Algorand Foundation sets post-quantum security roadmap

Editorial portrait of a cryptography researcher in a newsroom, studying a screen with post-quantum concepts and multiple signature schemes.

The Algorand Foundation has outlined a post-quantum security roadmap aimed at moving the protocol toward broad quantum resilience before the end of 2027. The plan covers user wallets, developer tooling and deeper protocol mechanisms rather than a single isolated upgrade.

The roadmap is expected to begin with milestones in Q3 2026 and continue through the end of 2027. Algorand framed the effort as a protocol-wide transition designed to prepare a live blockchain for future cryptographic risks.

Roadmap Extends Beyond Wallet-Level Protection

The foundation said the work will include post-quantum consensus and a post-quantum Verifiable Random Function, or VRF. That matters because quantum preparation at the blockchain level involves more than replacing user-facing signature schemes.

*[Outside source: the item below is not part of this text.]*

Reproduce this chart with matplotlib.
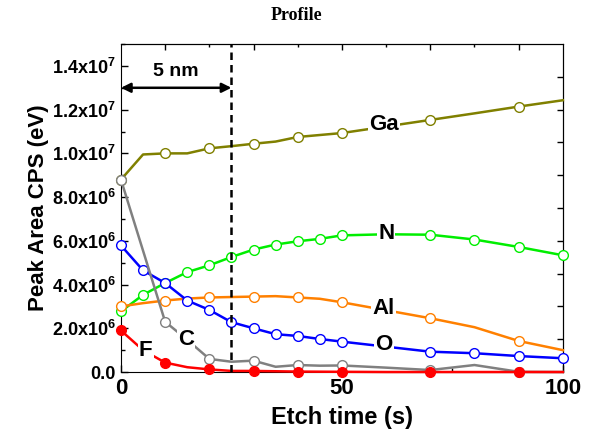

Algorand is also pursuing cryptographic agility, meaning the protocol would be able to support multiple signature schemes as security standards evolve. This approach could help the network adapt if specific cryptographic assumptions change over time.

The roadmap also describes a hybrid post-quantum model for account security. Under that design, accounts could be protected by combinations of keys, reducing dependence on a single cryptographic method.

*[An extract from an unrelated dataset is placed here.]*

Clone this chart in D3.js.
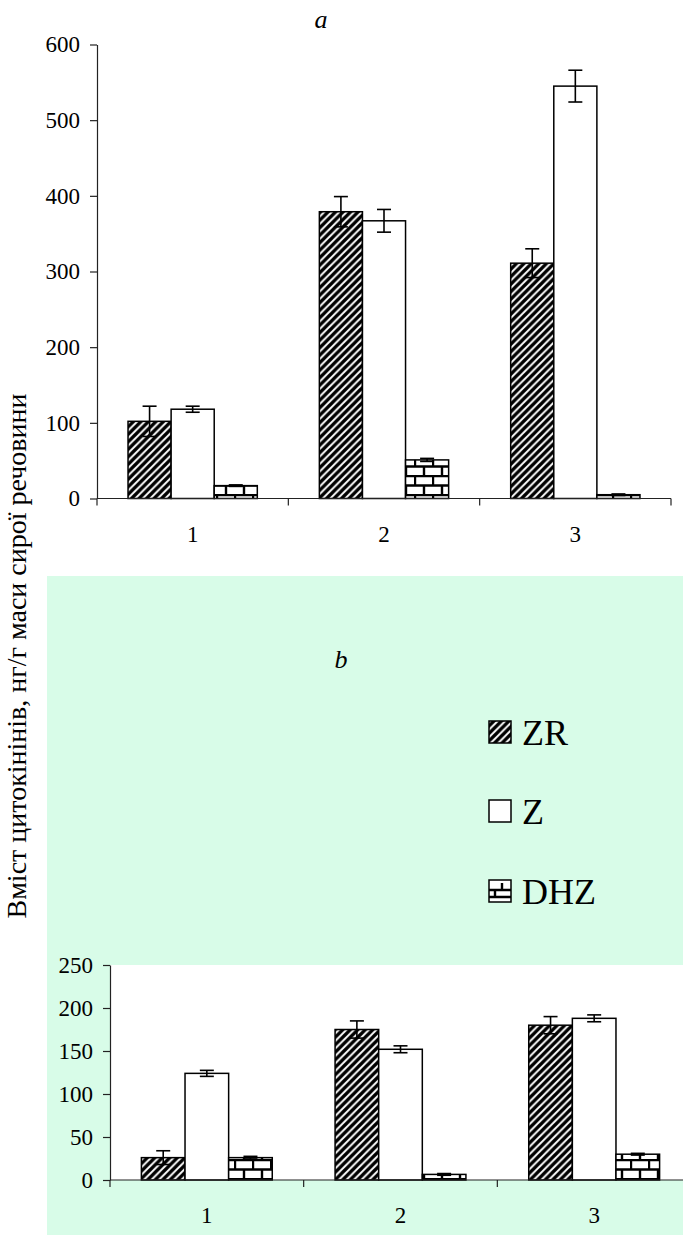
<!DOCTYPE html>
<html>
<head>
<meta charset="utf-8">
<script src="https://cdn.jsdelivr.net/npm/d3@7/dist/d3.min.js"></script>
<style>
  html, body { margin: 0; padding: 0; background: #fff; }
  svg { display: block; }
  svg text { font-family: "Liberation Serif", "Times New Roman", Times, "DejaVu Serif", serif !important; fill: #000; }
</style>
</head>
<body>
<svg id="chart" width="683" height="1235"></svg>
<script>
// Groups on the x axis and the three cytokinin fractions
const categories = ["1", "2", "3"];
const series = ["ZR", "Z", "DHZ"];

// Panel a — content, ng/g fresh weight, with error margins
const aZR = [102, 379, 311];
const aZRerr = [20, 20, 19];
const aZ = [118, 367, 545];
const aZerr = [4, 15, 21];
const aDHZ = [17, 51, 5];
const aDHZerr = [1, 2, 1];
const aTicks = [0, 100, 200, 300, 400, 500, 600];

// Panel b
const bZR = [26, 175, 180];
const bZRerr = [8, 10, 10];
const bZ = [124, 152, 188];
const bZerr = [3.5, 4, 4];
const bDHZ = [26, 6.5, 30];
const bDHZerr = [1.5, 1, 1];
const bTicks = [0, 50, 100, 150, 200, 250];

const yTitle = "Вміст цитокінінів, нг/г маси сирої речовини";
const SERIF = '"Liberation Serif", "Times New Roman", Times, serif';

const svg = d3.select("#chart");
const defs = svg.append("defs");

// Upward diagonal hatch
const hatch = defs.append("pattern").attr("id", "hatch")
  .attr("patternUnits", "userSpaceOnUse").attr("width", 7.5).attr("height", 7.5);
hatch.append("rect").attr("width", 7.5).attr("height", 7.5).attr("fill", "#fff");
hatch.append("path")
  .attr("d", "M-1.875,1.875 L1.875,-1.875 M0,7.5 L7.5,0 M5.625,9.375 L9.375,5.625")
  .attr("stroke", "#000").attr("stroke-width", 3.4);

// Brick pattern
const brick = defs.append("pattern").attr("id", "brick")
  .attr("patternUnits", "userSpaceOnUse").attr("width", 18).attr("height", 19);
brick.append("rect").attr("width", 18).attr("height", 19).attr("fill", "#fff");
brick.append("path")
  .attr("d", "M0,1 H18 M0,10.5 H18 M1,1 V10.5 M10,10.5 V19")
  .attr("stroke", "#000").attr("stroke-width", 2.4);

// Small brick for the legend swatch
const brickS = defs.append("pattern").attr("id", "brickS")
  .attr("patternUnits", "userSpaceOnUse").attr("width", 22).attr("height", 22)
  .attr("x", 489).attr("y", 880);
brickS.append("rect").attr("width", 22).attr("height", 22).attr("fill", "#fff");
brickS.append("path")
  .attr("d", "M0,10 H22 M0,17 H22 M13,3 V10 M6,10 V17")
  .attr("stroke", "#000").attr("stroke-width", 2.4);

const fills = { ZR: "url(#hatch)", Z: "#fff", DHZ: "url(#brick)" };

// Chart area of panel b
svg.append("rect").attr("x", 47).attr("y", 576).attr("width", 636).attr("height", 659)
  .attr("fill", "#d8fce8");
svg.append("rect").attr("x", 110).attr("y", 965).attr("width", 573).attr("height", 215)
  .attr("fill", "#fff");

function panel(cfg) {
  const x = d3.scaleBand().domain(categories).range([cfg.x0, cfg.x1]).padding(0);
  const xs = d3.scaleBand().domain(series).range([0, x.bandwidth()])
    .paddingInner(0).paddingOuter(0.72);
  const y = d3.scaleLinear().domain([0, cfg.max]).range([cfg.y0, cfg.yTop]);

  const g = svg.append("g");

  // y axis
  const ya = g.append("g").attr("transform", `translate(${cfg.x0},0)`)
    .call(d3.axisLeft(y).tickValues(cfg.ticks).tickSize(7).tickSizeOuter(0).tickPadding(10));
  ya.attr("font-family", SERIF).attr("font-size", 23);
  ya.selectAll("path, line").attr("stroke", "#222").attr("stroke-width", 1.2);
  ya.selectAll("text").attr("font-family", SERIF).attr("font-size", 23);

  // bars
  const rows = [];
  categories.forEach((c, i) => {
    series.forEach(s => {
      rows.push({ c, s, v: cfg.vals[s][i], e: cfg.errs[s][i] });
    });
  });
  g.selectAll("rect.bar").data(rows).enter().append("rect")
    .attr("class", "bar")
    .attr("x", d => x(d.c) + xs(d.s))
    .attr("y", d => y(d.v))
    .attr("width", xs.bandwidth())
    .attr("height", d => y(0) - y(d.v))
    .attr("fill", d => fills[d.s])
    .attr("stroke", "#000").attr("stroke-width", 1.5);

  // error bars
  const eb = g.selectAll("g.err").data(rows).enter().append("g")
    .attr("transform", d => `translate(${x(d.c) + xs(d.s) + xs.bandwidth() / 2},0)`);
  eb.append("line").attr("y1", d => y(d.v + d.e)).attr("y2", d => y(Math.max(0, d.v - d.e)))
    .attr("stroke", "#000").attr("stroke-width", 1.6);
  eb.append("line").attr("x1", -7).attr("x2", 7)
    .attr("y1", d => y(d.v + d.e)).attr("y2", d => y(d.v + d.e))
    .attr("stroke", "#000").attr("stroke-width", 1.6);
  eb.append("line").attr("x1", -7).attr("x2", 7)
    .attr("y1", d => y(Math.max(0, d.v - d.e))).attr("y2", d => y(Math.max(0, d.v - d.e)))
    .attr("stroke", "#000").attr("stroke-width", 1.6);

  // category axis: line, boundary ticks, centred labels
  g.append("line").attr("x1", cfg.x0).attr("x2", cfg.x1).attr("y1", y(0)).attr("y2", y(0))
    .attr("stroke", "#222").attr("stroke-width", 1.2);
  const bounds = categories.map(c => x(c)).concat([x(categories[categories.length - 1]) + x.bandwidth()]);
  g.selectAll("line.bt").data(bounds).enter().append("line")
    .attr("x1", d => d).attr("x2", d => d).attr("y1", y(0)).attr("y2", y(0) + 7)
    .attr("stroke", "#222").attr("stroke-width", 1.2);
  g.selectAll("text.cat").data(categories).enter().append("text")
    .attr("x", d => x(d) + x.bandwidth() / 2).attr("y", y(0) + 43)
    .attr("text-anchor", "middle").attr("font-family", SERIF).attr("font-size", 23).text(d => d);
}

panel({
  x0: 97, x1: 671, y0: 498.5, yTop: 44.5, max: 600, ticks: aTicks,
  vals: { ZR: aZR, Z: aZ, DHZ: aDHZ }, errs: { ZR: aZRerr, Z: aZerr, DHZ: aDHZerr }
});
panel({
  x0: 110, x1: 691, y0: 1180, yTop: 965, max: 250, ticks: bTicks,
  vals: { ZR: bZR, Z: bZ, DHZ: bDHZ }, errs: { ZR: bZRerr, Z: bZerr, DHZ: bDHZerr }
});

// panel letters
svg.append("text").attr("x", 321).attr("y", 28).attr("text-anchor", "middle")
  .attr("font-family", SERIF).attr("font-size", 26).attr("font-style", "italic").text("a");
svg.append("text").attr("x", 341).attr("y", 668).attr("text-anchor", "middle")
  .attr("font-family", SERIF).attr("font-size", 26).attr("font-style", "italic").text("b");

// legend
const legY = [732, 811, 891];
const lg = svg.append("g");
series.forEach((s, i) => {
  lg.append("rect").attr("x", 489).attr("y", legY[i] - 11).attr("width", 22).attr("height", 22)
    .attr("fill", s === "DHZ" ? "url(#brickS)" : fills[s])
    .attr("stroke", "#000").attr("stroke-width", 1.5);
  lg.append("text").attr("x", 522).attr("y", legY[i] + 13)
    .attr("font-family", SERIF).attr("font-size", 36).text(s);
});

// shared y-axis title
svg.append("text").attr("transform", "translate(26,656) rotate(-90)")
  .attr("text-anchor", "middle").attr("font-family", SERIF).attr("font-size", 28).text(yTitle);
</script>
</body>
</html>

That hybrid approach is intended to reduce exposure to both classical and post-quantum attack risks. In practice, it gives developers and users a path to stronger account protection while the broader standards environment continues to mature.

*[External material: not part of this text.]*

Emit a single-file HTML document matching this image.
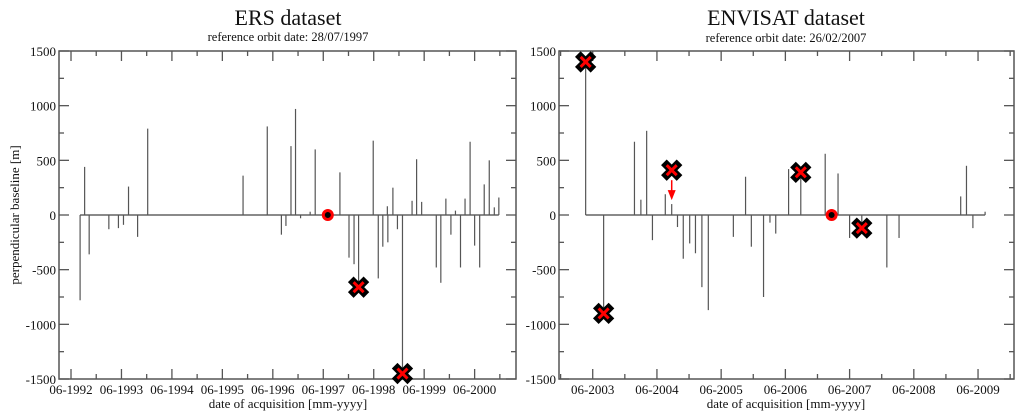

Live Protocol Migration Will Take Time

Chris Peikert, the foundation’s chief scientific officer, said migrating a live protocol takes years. His comments frame the roadmap as a staged security transition rather than a near-term switch that can be completed in one release.

The foundation said the goal is to deploy post-quantum cryptography across every layer of a live production protocol, including consensus. That makes the roadmap technically broader than wallet hardening alone.

For developers, the plan could affect tooling, account design and application-level security assumptions as Algorand introduces new cryptographic options. For users, the most visible changes may eventually appear through wallets and key-management flows.

Still, the roadmap remains forward-looking. Individual implementation details, milestone announcements and final technical scope are still pending, and cryptographic standards may continue to evolve before full deployment.

For now, Algorand has signaled a clear security direction: build toward broad quantum resilience by the end of 2027 while preserving flexibility as standards and threat models develop. The next test will be whether the foundation delivers the first Q3 2026 milestones on schedule.